La mise en scène, conçue spécialement pour la salle des concerts de la Cité de la musique par Béatrice Lachaussée, renforce l’immersion. Positionnés côté cour, les musiciens de l’Ensemble intercontemporain sont entourés, à jardin, d’une estrade qui figure le salon, le bureau de Ravel ou le lieu de son opération et derrière, d’une longue scène sobrement dotée d’un piano. On y retrouvera notamment Ravel entrain d’imaginer son Concerto pour la main gauche après la commande de Wittgenstein. Le haut du gradin reproduit l’espace du paquebot et des lieux américains en plus de l’écran où des projections ponctuelles, imaginées par Mathieu Crescence, soulignent des déplacements (surimpression d’images de trains et de noms de villes), des lieux (Montfort-l’Amaury) ou des états : les images récurrentes de vagues deviennent un motif symbolique : elles rappellent à la fois le voyage et la lente dérive de l’esprit de Ravel. Les costumes, fidèles au style des années 1920 ancrent l’action dans son époque tout en renouvelant l’attache aux descriptions de Jean Echenoz.
Le ténor Peter Tantsits incarne en permanence le personnage de Maurice Ravel, figure centrale et presque spectrale autour duquel gravitent les autres rôles. Sa voix manque quelque peu d’homogénéité mais son interprétation sublime tous les états d’âme du personnage : admiration d’Ida Rubinstein, colère face à Wittgenstein, ennui chronique et perte de moyens psychomoteurs. Allen Boxer, malgré une belle gestion de la vocalité, ne rend pas ses personnifications aussi habitées. Ce sont plutôt les costumes qui permettront de discerner les changements.

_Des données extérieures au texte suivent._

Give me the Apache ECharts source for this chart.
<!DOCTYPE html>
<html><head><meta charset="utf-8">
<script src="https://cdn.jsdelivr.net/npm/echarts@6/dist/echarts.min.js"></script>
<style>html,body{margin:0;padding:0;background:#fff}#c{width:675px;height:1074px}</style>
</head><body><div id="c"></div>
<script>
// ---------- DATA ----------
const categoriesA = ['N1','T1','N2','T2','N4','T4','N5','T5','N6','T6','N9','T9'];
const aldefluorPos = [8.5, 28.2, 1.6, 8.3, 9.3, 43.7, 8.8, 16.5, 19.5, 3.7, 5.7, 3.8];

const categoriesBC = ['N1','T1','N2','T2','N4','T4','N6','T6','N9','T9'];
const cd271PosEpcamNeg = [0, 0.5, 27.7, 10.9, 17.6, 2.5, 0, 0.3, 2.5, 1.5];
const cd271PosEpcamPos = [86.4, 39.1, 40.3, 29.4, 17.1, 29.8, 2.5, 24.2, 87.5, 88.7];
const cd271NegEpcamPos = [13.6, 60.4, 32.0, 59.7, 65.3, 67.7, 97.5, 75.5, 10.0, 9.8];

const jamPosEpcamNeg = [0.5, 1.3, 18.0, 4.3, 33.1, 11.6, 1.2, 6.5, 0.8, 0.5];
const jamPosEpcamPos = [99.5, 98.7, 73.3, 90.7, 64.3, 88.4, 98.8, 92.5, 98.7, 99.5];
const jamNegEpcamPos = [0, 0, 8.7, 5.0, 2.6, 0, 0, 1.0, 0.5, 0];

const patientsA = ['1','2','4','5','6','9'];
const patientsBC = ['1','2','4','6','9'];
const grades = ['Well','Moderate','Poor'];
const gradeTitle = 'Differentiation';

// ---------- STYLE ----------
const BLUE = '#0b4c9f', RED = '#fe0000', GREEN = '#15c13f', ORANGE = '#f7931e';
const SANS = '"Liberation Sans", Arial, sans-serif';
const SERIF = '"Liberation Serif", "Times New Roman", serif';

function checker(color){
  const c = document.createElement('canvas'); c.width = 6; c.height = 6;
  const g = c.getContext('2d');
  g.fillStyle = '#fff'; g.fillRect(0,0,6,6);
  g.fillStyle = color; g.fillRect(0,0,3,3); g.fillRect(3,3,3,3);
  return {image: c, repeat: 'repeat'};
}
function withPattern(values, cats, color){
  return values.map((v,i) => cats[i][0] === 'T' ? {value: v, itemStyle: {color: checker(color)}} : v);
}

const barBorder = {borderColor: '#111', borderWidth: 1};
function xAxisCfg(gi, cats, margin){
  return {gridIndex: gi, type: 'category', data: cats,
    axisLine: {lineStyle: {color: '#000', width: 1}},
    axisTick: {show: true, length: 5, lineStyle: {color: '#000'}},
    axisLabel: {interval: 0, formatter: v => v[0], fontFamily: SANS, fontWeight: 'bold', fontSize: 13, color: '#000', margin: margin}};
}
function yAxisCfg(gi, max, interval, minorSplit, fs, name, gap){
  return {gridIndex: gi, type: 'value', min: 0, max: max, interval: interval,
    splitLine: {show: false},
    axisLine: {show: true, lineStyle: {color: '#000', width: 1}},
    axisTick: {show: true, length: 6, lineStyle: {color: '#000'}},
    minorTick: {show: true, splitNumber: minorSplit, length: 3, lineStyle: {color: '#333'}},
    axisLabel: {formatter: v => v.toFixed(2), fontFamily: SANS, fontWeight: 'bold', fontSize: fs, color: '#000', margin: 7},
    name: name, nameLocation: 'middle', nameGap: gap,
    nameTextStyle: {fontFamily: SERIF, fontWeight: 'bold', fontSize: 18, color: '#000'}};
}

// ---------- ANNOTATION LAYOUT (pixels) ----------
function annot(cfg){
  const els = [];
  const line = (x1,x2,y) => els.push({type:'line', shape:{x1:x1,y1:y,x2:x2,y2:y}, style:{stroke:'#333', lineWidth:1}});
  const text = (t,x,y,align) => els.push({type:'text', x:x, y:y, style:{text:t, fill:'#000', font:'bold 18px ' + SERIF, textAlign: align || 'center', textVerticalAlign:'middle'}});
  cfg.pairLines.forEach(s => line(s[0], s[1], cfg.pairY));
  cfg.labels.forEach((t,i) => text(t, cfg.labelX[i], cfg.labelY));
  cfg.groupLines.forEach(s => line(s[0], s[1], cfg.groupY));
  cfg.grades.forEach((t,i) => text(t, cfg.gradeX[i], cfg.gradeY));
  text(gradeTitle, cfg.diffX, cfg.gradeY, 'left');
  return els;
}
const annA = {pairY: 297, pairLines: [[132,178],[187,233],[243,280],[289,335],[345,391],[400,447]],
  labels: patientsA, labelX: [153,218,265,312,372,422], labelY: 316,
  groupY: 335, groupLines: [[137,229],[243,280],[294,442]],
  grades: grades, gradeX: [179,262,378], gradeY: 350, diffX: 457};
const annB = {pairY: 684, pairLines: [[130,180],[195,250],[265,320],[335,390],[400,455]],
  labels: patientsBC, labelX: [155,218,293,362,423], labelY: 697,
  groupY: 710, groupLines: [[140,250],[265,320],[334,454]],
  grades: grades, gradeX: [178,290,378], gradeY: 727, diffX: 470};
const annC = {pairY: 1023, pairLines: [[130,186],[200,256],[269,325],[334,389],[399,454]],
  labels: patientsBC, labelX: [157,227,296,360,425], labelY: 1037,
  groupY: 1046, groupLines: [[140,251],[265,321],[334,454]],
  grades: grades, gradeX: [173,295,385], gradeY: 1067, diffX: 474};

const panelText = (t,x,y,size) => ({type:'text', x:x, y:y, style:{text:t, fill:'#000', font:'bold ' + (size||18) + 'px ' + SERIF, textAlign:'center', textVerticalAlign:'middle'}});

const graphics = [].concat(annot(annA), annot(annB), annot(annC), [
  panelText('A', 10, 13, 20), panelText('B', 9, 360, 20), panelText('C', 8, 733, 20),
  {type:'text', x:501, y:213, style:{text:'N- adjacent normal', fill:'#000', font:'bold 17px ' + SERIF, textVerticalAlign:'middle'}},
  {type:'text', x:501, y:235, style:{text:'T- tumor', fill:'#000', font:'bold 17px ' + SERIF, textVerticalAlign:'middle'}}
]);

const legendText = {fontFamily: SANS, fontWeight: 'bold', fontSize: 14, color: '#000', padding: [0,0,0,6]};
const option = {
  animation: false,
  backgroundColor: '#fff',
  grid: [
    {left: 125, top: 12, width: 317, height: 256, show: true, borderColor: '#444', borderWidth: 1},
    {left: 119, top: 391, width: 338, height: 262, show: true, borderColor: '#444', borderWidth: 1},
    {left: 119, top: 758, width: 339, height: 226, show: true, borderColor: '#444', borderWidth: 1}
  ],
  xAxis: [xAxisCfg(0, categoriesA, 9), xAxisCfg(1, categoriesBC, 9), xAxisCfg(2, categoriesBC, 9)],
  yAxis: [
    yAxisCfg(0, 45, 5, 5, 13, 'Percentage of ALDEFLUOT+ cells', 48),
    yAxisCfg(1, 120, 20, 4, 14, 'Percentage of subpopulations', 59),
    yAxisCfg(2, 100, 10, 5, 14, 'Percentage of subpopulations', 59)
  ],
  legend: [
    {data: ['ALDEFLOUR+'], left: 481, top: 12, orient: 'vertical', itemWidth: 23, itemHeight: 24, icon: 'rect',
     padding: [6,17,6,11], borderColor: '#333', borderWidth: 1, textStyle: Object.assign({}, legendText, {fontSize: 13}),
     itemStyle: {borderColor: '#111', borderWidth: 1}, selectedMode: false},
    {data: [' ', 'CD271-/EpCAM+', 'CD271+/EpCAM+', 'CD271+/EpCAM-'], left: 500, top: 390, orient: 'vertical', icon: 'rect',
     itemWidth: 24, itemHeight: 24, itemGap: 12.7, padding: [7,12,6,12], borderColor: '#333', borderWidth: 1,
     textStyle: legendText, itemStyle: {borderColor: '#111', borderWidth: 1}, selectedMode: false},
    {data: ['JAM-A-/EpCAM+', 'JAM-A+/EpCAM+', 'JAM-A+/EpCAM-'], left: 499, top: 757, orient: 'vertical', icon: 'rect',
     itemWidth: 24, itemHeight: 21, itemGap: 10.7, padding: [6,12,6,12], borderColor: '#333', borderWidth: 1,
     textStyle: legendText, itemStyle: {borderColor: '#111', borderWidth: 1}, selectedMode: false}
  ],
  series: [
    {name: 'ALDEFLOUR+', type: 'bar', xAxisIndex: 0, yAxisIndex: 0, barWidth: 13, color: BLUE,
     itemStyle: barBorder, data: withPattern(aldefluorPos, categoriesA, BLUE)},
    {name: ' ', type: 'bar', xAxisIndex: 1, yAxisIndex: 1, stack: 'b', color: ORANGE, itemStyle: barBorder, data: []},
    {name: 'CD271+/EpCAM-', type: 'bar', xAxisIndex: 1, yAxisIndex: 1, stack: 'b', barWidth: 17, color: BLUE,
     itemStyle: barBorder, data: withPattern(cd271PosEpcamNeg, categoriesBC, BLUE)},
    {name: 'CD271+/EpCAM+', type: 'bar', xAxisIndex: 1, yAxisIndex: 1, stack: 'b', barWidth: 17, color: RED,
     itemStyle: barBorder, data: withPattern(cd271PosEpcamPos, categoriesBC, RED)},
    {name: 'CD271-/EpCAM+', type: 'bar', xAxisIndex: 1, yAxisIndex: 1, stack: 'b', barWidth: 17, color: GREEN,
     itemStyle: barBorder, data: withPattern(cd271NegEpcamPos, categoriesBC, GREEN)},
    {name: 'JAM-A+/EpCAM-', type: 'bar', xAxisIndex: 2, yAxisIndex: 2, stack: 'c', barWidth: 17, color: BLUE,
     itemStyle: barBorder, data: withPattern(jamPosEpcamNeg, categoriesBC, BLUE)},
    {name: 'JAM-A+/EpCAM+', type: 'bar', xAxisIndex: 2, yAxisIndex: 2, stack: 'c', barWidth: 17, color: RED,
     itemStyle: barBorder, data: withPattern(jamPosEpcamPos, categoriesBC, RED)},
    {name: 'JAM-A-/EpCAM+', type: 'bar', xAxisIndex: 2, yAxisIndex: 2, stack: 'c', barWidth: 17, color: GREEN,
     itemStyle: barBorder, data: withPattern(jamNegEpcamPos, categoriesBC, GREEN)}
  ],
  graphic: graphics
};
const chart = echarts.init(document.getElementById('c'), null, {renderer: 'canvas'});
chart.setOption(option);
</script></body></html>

Au contraire, Marie-Laure Garnier incarne avec justesse chacun des personnages. Celui d’Ida Rubinstein retient particulièrement l’attention. Vêtue d’une tenue chamarrée, la chanteuse lui confère une présence éclatante, à la fois mondaine et insaisissable. La ligne mélodique imaginée par Lazkano, qui reprend partiellement le rythme du thème du Bolero caractérise avec ingéniosité cette danseuse haut en couleur. Les motifs en guirlande, soutenus par la flûte, donnent à la scène une profondeur hypnotique.
L’autre idée forte de la mise en scène aura été d’amener le ténor Peter Tantsits à prendre la baguette pour diriger l’Ensemble intercontemporain tout en chantant, lors d’un passage sur le Quatuor à cordes de Ravel. Cette impression donnée au spectateur d'entrer dans la tête de Ravel, de le voir déambuler au milieu de ses propres œuvres aurait pu être une façon de proposer une nouvelle lecture du roman d’Echenoz. Quoi qu'il en soit, les musiciens et leur (vrai) chef Pierre Bleuse mènent la musique de Lazkano au paroxysme de son expressivité durant tout l'opéra, tout en gardant la subtilité nécessaire à l’accompagnement des trois chanteurs.